The Confessional
Fr. Placido's confessional... © Archivio MSA


THERE IS a place in the Basilica of Saint Anthony in Padua that is particularly dear to me. It is Fr. Placido Cortese’s confessional. This is actually a wooden niche located just behind the presbytery, almost in front of the entrance to the Chapel of Relics. A photo of Fr. Placido hangs inside of it, flanked by two posters which recall his deeds, courage and selflessness. I pass by it almost every day because, even though he died before I was born, I feel a special bond to him. He is a dear friend and, whenever I have a problem connected with my work as the executive editor of this magazine, I seek his heavenly aid and advice. After all, he was the General Director of the Messenger of Saint Anthony during the Second World War.

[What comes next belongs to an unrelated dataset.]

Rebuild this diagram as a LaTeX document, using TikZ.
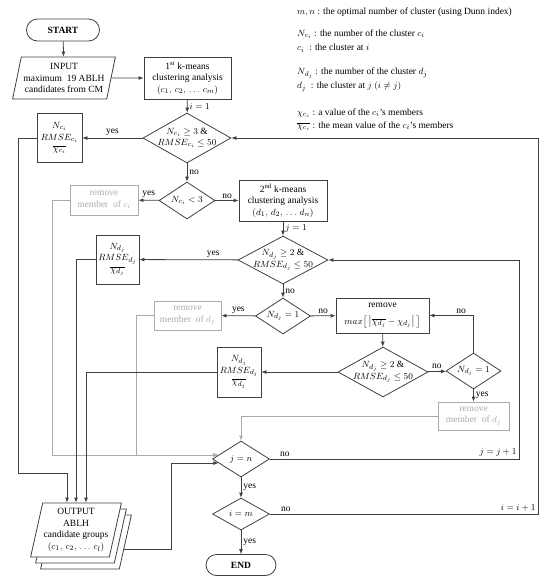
\documentclass[tikz,border=0pt]{standalone}
\usepackage{fontspec}
\setmainfont{Liberation Serif}
\usetikzlibrary{shapes.geometric,shapes.misc,shadows,calc,arrows.meta}

\definecolor{linecol}{RGB}{64,64,64}
\definecolor{greycol}{RGB}{170,170,170}

\tikzset{
  every node/.style={font=\fontsize{9.5}{11.5}\selectfont},
  terminal/.style={rounded rectangle,draw=linecol,thick,inner sep=0pt},
  iobox/.style={trapezium,trapezium left angle=75,trapezium right angle=105,
    trapezium stretches=true,draw=linecol,thick,fill=white,align=center,inner sep=1pt},
  procbox/.style={rectangle,draw=linecol,thick,align=center,inner sep=1pt},
  greybox/.style={rectangle,draw=greycol,thick,text=greycol,align=center,inner sep=1pt},
  decision/.style={diamond,draw=linecol,thick,inner sep=0pt,
    label={[align=center,inner sep=0pt]center:#1}},
  legend/.style={anchor=west,inner sep=0pt},
  arr/.style={draw=linecol,thick,-{Latex[length=5pt,width=4pt]}},
  garr/.style={draw=greycol,thick,-{Latex[length=5pt,width=4pt]}},
  lab/.style={inner sep=2pt}
}

\begin{document}
\begin{tikzpicture}[x=1pt,y=-1pt]
  \useasboundingbox (0,0) rectangle (550,584);

  % legend
  \node[legend] (l1) at (297,12) {$m,n$\ : the optimal number of cluster (using Dunn index)};
  \node[legend] (l2) at (297,34) {$N_{c_i}$ : the number of the cluster $c_i$};
  \node[legend] (l3) at (297,48) {$c_i$\enspace : the cluster at $i$};
  \node[legend] (l4) at (297,73) {$N_{d_j}$ : the number of the cluster $d_j$};
  \node[legend] (l5) at (297,87) {$d_j$\enspace : the cluster at $j$ $(i\neq j)$};
  \node[legend] (l6) at (297,113) {$\chi_{c_i}$ : a value of the $c_i$'s members};
  \node[legend] (l7) at (297,126) {$\overline{\chi_{c_i}}$ : the mean value of the $c_i$'s members};

  % first clustering
  \node[terminal,minimum width=73pt,minimum height=22pt] (start) at (63,30) {\textbf{START}};
  \node[iobox,minimum width=103pt,minimum height=42pt] (input) at (64,78)
    {INPUT\\maximum\enspace 19 ABLH\\candidates from CM};
  \node[procbox,minimum width=87pt,minimum height=42pt] (km1) at (187.5,78)
    {1\textsuperscript{st} k-means\\clustering analysis\\$(c_1,\,c_2,\,\dots\,c_m)$};
  \node[decision={$N_{c_i}\geq 3$ \&\\$RMSE_{c_i}\leq 50$},
    minimum width=88pt,minimum height=50pt] (d1) at (187,138) {};
  \node[procbox,minimum width=45pt,minimum height=49pt] (nc) at (59.5,138)
    {$N_{c_i}$\\$RMSE_{c_i}$\\$\overline{\chi_{c_i}}$};
  \node[decision={$N_{c_i}<3$},minimum width=56pt,minimum height=37pt] (d2) at (187,200.5) {};
  \node[greybox,minimum width=68pt,minimum height=30pt] (rmc) at (104,200)
    {remove\\member\enspace of $c_i$};

  % second clustering
  \node[procbox,minimum width=88pt,minimum height=41pt] (km2) at (283,200.5)
    {2\textsuperscript{nd} k-means\\clustering analysis\\$(d_1,\,d_2,\,\dots\,d_n)$};
  \node[decision={$N_{d_j}\geq 2$ \&\\$RMSE_{d_j}\leq 50$},
    minimum width=90pt,minimum height=48pt] (d3) at (283,260) {};
  \node[procbox,minimum width=43pt,minimum height=49pt] (nd1) at (117.5,259.5)
    {$N_{d_j}$\\$RMSE_{d_j}$\\$\overline{\chi_{d_j}}$};
  \node[decision={$N_{d_j}=1$},minimum width=55pt,minimum height=36pt] (d4) at (283,316) {};
  \node[greybox,minimum width=67pt,minimum height=29pt] (rmd1) at (187.5,315.5)
    {remove\\member\enspace of $d_j$};
  \node[procbox,minimum width=93pt,minimum height=35pt] (rmx) at (382.5,315.5)
    {remove\\[5pt]$max\big[\,\big|\overline{\chi_{d_j}}-\chi_{d_j}\big|\,\big]$};
  \node[decision={$N_{d_j}\geq 2$ \&\\$RMSE_{d_j}\leq 50$},
    minimum width=90pt,minimum height=50pt] (d5) at (383,372) {};
  \node[procbox,minimum width=44pt,minimum height=50pt] (nd2) at (239,372)
    {$N_{d_j}$\\$RMSE_{d_j}$\\$\overline{\chi_{d_j}}$};
  \node[decision={$N_{d_j}=1$},minimum width=55pt,minimum height=36pt] (d6) at (473.5,371) {};
  \node[greybox,minimum width=71pt,minimum height=28pt] (rmd2) at (473.5,416)
    {remove\\member\enspace of $d_j$};

  % loops and end
  \node[decision={$j=n$},minimum width=57pt,minimum height=36pt] (jn) at (241,459) {};
  \node[decision={$i=m$},minimum width=57pt,minimum height=32pt] (im) at (241,514) {};
  \node[terminal,minimum width=70pt,minimum height=21pt] (end) at (241,565) {\textbf{END}};
  \node[iobox,minimum width=84pt,minimum height=54pt,
    copy shadow={shadow xshift=10pt,shadow yshift=-12pt,fill=white,draw=linecol,thick},
    copy shadow={shadow xshift=5pt,shadow yshift=-6pt,fill=white,draw=linecol,thick}]
    (out) at (76,530) {OUTPUT\\ABLH\\candidate groups\\$(c_1,\,c_2,\,\dots\,c_l)$};

  \coordinate (jnup) at ($(jn.west)!0.22!(jn.north)$);
  \coordinate (jnlow) at ($(jn.west)!0.22!(jn.south)$);

  % connectors
  \draw[arr] (start) -- (input);
  \draw[arr] (input) -- (km1);
  \draw[arr] (km1) -- node[lab,right]{$i=1$} (d1);
  \draw[arr] (d1) -- node[lab,above]{yes} (nc);
  \draw[arr] (d1) -- node[lab,right]{no} (d2);
  \draw[arr] (d2) -- node[lab,above]{yes} (rmc);
  \draw[arr] (d2) -- node[lab,above]{no} (km2);
  \draw[arr] (km2) -- node[lab,right]{$j=1$} (d3);
  \draw[arr] (d3) -- node[lab,above,pos=0.25]{yes} (nd1);
  \draw[arr] (d3) -- node[lab,right]{no} (d4);
  \draw[arr] (d4) -- node[lab,above]{yes} (rmd1);
  \draw[arr] (d4) -- node[lab,above]{no} (rmx);
  \draw[arr] (rmx) -- (d5);
  \draw[arr] (d5) -- (nd2);
  \draw[arr] (d5) -- node[lab,above]{no} (d6);
  \draw[arr] (d6.north) |- node[lab,above,pos=0.64]{no} (rmx.east);
  \draw[arr] (d6) -- node[lab,right]{yes} (rmd2);

  \draw[garr] (rmc.west) -- ++(-17,0) |- (jnup);
  \draw[garr] (rmd1.west) -- ++(-17,0) |- (jnup);
  \draw[garr] (rmd2.west) -| (jn.north);

  \draw[arr] (nc.west) -| ++(-18,335) -| ([xshift=-9pt]out.north);
  \draw[arr] (nd1.west) -| (out.north);
  \draw[arr] (nd2.west) -| ([xshift=10pt]out.north);
  \draw[arr] ($(out.east)+(8,19)$) -| ($(jnlow)-(47,0)$) -- (jnlow);

  \draw[arr] (jn) -- node[lab,right]{yes} (im);
  \draw[arr] (im) -- node[lab,right]{yes} (end);
  \draw[arr] (jn.east) -- node[lab,above,pos=0.06]{no} ++(249,0)
    node[lab,above left]{$j=j+1$} |- (d3.east);
  \draw[arr] (im.east) -- node[lab,above,pos=0.06]{no} ++(268,0)
    node[lab,above left]{$i=i+1$} |- (d1.east);
\end{tikzpicture}
\end{document}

During those difficult years Fr. Placido not only managed to keep our magazine circulating, but at the same time, on the personal request of the Pontifical Delegate, he secretly organized rescue missions for Jews, British prisoners of war, Yugoslavs, Czechs and others fleeing Nazi persecution. Fr. Pacido set up a secret network of lay collaborators which he ran from his confessional in the Basilica. Pretending to go there to confess themselves, these people used coded language to communicate their real requests. For instance, “I need five eggs” actually meant that five people needed money and ID cards to get into Switzerland, or “We need three kilos of flour” meant that three people needed to find refuge in Padua, etc. Thanks to the Messenger’s printing presses it was not hard for Fr. Placido and his lay collaborators to produce fake passports, ID cards or permits for those desperate people.

This arrangement worked quite well for a while, and the Franciscan friar was able to save hundreds of people. The Germans, however, eventually got wind of this organization, and gradually understood that Fr. Placido was its leader. Despite knowing that he was under their radar, the friar went on undeterred in his selfless service until he was finally arrested on 8 October 1944. On that day, a man he believed to be a loyal collaborator called him from the entrance of the friary. With the pretext of needing to save a group of refugees, the man asked Fr. Pacido to accompany him to his car parked in front of the Basilica, but that car actually belonged to the Gestapo.

Fr. Placido was taken to the port city of Trieste where he was subjected to a series of harsh interrogations and terrible tortures, but he was able to endure this hideous ordeal without revealing the names of his collaborators. According to the sworn evidence of Vladimir Vouhnik, a Slovenian colonel, “The Gestapo gouged out the eyes and cut off the tongue of friar Placido Cortese, and then buried him alive.”

Fr. Placido died at the Gestapo bunker in Piazza Oberdan in Trieste in November 1944 at the age of 37. His body was later burned in the crematorium of the Risiera di San Sabba, a rice-husking facility which the Nazis had transformed into a transit/prison camp and extermination site, as well as a storehouse for valuables seized from their victims. Many Jews and Nazi opponents were tortured and executed there and their bodies were burned in the crematorium. In this way Fr. Placido’s ashes were mixed with those of many victims of the Holocaust, the genocide against which he had fought strenuously, and from which he had managed to save hundreds of lives. The cause for his beatification was opened in 2002 and is presently pending.

Holocaust Memorial Day takes place on 27 January each year. It is a time for everyone to pause and remember the millions of people who perished or whose lives were drastically changed, not only during the Shoah, but also during the more recent genocides that took place in Cambodia, Rwanda, Bosnia and Darfur.

On that day we should learn the lessons of the past and recognize that a genocide does not just take place on its own, but that it is a steady and degenerative process which begins when discrimination, racism and hatred are not checked and prevented.

During his visit to the Great Synagogue of Rome on 17 January last year, Pope Francis said, “The Jewish people, in their history, were subjected to violence and persecution, culminating in the extermination of Jews in Europe during the Shoah… The past must serve as a lesson for us in the present and the future. The Shoah teaches us to always maintain the highest level of vigilance, in order to be able to intervene immediately in defense of human dignity and peace.”